Quality Control Checklist Before Reporting Results
- Check all input ranges and physically impossible values (negative volumes, gas volume greater than total).
- Confirm instrument calibration intervals and uncertainty ranges.
- Run at least one hand calculation to verify automation output.
- Archive raw data and conversion factors for auditability.
- Include significant figures appropriate to measurement precision.
Useful Authoritative References
For further technical grounding, consult authoritative references and measurement guidance:
- NIST Guide for the Use of the International System of Units (SI) (.gov)
- NIST Chemistry WebBook for thermophysical data (.gov)

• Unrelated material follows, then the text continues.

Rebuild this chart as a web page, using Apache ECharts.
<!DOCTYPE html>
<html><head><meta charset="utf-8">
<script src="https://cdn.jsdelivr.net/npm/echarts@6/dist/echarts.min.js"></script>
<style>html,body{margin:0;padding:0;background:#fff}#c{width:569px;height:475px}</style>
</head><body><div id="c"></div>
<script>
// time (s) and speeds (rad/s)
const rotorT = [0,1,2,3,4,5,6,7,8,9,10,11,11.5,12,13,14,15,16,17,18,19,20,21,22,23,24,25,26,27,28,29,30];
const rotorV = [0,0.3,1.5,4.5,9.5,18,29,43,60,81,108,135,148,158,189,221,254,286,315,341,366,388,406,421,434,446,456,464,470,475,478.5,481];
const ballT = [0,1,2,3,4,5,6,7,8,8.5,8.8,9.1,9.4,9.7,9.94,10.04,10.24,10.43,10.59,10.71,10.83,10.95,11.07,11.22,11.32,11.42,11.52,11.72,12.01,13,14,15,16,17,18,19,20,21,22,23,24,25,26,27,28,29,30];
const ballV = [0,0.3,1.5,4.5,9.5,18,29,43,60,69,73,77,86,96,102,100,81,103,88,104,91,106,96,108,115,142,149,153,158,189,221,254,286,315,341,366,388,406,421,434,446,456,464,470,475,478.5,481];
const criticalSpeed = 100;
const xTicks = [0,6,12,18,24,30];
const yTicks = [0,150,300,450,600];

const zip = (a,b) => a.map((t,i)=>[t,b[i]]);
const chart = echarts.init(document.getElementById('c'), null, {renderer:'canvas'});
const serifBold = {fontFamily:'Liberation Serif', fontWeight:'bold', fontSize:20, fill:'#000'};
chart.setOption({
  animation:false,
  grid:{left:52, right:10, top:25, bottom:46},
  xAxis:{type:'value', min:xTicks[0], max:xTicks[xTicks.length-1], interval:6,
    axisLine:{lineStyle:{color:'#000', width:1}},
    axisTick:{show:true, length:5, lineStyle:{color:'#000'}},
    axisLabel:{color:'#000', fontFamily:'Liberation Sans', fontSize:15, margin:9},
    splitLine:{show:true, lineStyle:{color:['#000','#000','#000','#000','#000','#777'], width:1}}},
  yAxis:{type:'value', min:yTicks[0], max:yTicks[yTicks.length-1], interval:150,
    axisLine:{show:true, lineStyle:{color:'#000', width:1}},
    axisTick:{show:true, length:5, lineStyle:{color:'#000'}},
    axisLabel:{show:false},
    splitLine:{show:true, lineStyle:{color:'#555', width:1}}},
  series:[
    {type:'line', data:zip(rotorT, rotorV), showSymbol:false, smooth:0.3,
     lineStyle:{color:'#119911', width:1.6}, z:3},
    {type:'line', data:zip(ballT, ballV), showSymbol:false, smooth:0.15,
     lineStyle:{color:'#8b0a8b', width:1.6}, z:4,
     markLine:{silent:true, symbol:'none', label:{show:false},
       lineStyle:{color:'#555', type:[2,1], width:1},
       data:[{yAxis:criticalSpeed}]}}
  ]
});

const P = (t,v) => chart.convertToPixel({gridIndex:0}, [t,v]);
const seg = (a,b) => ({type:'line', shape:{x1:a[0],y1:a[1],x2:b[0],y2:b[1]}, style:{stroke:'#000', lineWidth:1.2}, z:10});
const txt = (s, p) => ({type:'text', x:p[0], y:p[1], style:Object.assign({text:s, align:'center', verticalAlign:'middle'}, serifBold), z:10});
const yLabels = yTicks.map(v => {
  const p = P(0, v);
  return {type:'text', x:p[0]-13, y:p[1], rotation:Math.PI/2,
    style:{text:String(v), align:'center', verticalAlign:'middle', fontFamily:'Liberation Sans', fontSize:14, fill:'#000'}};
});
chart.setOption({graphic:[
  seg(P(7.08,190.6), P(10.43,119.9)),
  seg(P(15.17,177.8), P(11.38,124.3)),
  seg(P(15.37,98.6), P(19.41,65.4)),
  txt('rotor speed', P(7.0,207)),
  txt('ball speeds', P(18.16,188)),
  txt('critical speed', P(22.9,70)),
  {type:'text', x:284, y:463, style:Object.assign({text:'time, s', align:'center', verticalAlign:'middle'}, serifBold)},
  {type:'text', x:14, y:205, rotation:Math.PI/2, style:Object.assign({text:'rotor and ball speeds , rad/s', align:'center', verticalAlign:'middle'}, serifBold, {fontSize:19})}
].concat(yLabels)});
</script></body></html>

- U.S. EPA Air Research resources for gas and air measurement context (.gov)
Final Takeaway
Calculating gas volume fraction is mathematically simple but operationally sensitive. The formula is easy, yet correct usage requires disciplined measurement practice, consistent unit handling, and transparent reporting basis. If you standardize those fundamentals, gas volume fraction becomes an extremely powerful indicator for design, optimization, troubleshooting, and compliance. Use the calculator above for rapid computation, then pair the result with documented pressure, temperature, and sampling conditions for engineering-grade decisions.